#### [Task]
Print exactly the lines from the first one down to the line that contains "obs_index = list(range(134))", both included, and skip the pictures.

#### [Recorded data]

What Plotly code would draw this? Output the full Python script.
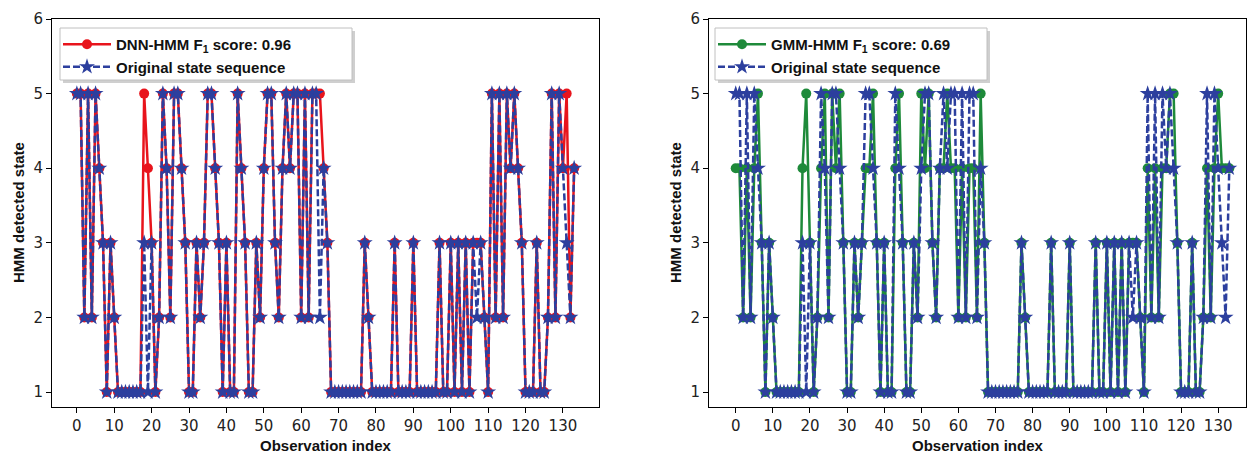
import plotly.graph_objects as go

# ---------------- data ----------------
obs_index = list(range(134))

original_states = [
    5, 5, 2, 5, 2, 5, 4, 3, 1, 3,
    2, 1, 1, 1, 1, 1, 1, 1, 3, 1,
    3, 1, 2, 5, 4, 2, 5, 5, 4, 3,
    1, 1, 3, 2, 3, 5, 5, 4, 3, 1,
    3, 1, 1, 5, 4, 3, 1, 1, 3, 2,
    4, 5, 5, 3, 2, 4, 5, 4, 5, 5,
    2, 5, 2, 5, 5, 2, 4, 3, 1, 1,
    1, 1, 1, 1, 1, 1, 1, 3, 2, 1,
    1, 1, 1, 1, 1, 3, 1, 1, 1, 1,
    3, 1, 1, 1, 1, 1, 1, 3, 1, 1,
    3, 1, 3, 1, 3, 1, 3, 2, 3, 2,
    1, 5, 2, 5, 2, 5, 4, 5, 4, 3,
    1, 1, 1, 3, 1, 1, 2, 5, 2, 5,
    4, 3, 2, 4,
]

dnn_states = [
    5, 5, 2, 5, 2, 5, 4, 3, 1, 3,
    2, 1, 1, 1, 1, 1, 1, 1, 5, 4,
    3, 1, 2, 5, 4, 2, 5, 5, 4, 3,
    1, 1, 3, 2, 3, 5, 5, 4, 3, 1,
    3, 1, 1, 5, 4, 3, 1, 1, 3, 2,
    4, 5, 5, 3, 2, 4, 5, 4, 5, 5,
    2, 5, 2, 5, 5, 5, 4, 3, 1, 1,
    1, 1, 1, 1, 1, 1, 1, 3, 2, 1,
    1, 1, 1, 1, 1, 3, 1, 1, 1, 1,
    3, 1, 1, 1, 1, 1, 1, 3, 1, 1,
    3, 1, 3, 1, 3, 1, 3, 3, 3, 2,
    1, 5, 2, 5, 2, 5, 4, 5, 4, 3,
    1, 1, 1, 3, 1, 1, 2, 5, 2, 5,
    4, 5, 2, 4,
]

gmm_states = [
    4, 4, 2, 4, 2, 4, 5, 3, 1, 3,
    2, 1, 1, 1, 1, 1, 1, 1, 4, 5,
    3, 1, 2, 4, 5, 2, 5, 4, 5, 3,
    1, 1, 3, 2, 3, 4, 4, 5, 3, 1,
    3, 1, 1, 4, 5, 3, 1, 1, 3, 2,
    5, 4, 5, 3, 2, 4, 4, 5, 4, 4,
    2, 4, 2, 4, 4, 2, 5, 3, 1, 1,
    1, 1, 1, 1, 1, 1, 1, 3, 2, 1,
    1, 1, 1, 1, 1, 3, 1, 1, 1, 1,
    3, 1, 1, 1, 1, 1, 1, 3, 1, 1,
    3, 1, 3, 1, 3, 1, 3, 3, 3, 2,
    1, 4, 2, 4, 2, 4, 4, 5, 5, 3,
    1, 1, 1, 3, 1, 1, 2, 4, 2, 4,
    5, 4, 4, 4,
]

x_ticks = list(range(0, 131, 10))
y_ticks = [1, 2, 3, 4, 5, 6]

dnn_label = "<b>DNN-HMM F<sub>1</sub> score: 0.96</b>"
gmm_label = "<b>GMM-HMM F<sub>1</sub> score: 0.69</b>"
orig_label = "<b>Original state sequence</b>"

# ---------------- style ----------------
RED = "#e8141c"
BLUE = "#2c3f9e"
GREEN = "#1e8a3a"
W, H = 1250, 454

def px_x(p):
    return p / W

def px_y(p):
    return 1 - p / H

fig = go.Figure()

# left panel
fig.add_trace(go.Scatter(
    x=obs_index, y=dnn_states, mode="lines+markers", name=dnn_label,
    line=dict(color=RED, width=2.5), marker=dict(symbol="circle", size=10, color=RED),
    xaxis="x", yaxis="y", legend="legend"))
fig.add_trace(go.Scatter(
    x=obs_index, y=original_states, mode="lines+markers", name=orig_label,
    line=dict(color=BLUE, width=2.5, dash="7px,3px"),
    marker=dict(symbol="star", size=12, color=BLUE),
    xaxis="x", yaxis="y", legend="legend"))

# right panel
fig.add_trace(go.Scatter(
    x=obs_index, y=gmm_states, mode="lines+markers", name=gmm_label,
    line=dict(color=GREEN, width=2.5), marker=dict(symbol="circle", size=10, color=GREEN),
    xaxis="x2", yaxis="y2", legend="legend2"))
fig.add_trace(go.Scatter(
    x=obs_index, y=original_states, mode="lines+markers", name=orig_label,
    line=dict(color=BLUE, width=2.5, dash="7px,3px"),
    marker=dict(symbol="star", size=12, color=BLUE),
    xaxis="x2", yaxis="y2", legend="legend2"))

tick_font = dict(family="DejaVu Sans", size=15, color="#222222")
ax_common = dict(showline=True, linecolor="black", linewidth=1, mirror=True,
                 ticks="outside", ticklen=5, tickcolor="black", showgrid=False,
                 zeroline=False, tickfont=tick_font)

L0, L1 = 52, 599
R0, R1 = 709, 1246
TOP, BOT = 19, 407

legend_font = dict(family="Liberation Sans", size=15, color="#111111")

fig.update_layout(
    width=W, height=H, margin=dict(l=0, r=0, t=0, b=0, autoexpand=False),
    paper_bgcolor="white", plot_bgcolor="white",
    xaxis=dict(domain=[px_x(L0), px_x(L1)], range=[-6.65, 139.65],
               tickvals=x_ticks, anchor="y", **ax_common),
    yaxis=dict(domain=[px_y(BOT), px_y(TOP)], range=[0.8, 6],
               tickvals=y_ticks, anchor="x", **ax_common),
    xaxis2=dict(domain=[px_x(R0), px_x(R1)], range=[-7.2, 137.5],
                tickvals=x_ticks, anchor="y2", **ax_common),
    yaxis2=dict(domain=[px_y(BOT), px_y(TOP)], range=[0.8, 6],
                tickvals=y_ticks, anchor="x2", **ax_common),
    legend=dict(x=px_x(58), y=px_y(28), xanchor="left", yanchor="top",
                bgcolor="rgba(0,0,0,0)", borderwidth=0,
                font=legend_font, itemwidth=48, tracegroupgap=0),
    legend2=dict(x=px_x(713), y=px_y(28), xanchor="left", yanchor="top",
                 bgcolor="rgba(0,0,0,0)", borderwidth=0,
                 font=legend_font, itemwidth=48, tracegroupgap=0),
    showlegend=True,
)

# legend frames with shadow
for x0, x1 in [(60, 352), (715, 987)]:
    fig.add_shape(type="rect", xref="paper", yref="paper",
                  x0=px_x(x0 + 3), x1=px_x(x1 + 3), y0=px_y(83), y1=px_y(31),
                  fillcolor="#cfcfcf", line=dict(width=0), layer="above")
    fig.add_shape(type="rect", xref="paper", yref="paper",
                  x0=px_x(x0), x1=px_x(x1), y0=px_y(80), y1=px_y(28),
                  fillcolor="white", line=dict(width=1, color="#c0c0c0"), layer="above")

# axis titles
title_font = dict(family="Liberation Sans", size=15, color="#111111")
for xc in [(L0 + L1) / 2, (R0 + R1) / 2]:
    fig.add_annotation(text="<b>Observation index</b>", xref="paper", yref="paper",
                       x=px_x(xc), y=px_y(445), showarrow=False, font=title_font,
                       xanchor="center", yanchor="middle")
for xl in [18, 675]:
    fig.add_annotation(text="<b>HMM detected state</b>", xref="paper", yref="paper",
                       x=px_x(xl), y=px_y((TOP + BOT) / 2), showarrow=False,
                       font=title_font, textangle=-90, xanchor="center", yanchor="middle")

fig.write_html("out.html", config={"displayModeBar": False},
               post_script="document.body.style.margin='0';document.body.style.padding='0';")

#### [Response]
What Plotly code would draw this? Output the full Python script.
import plotly.graph_objects as go

# ---------------- data ----------------
obs_index = list(range(134))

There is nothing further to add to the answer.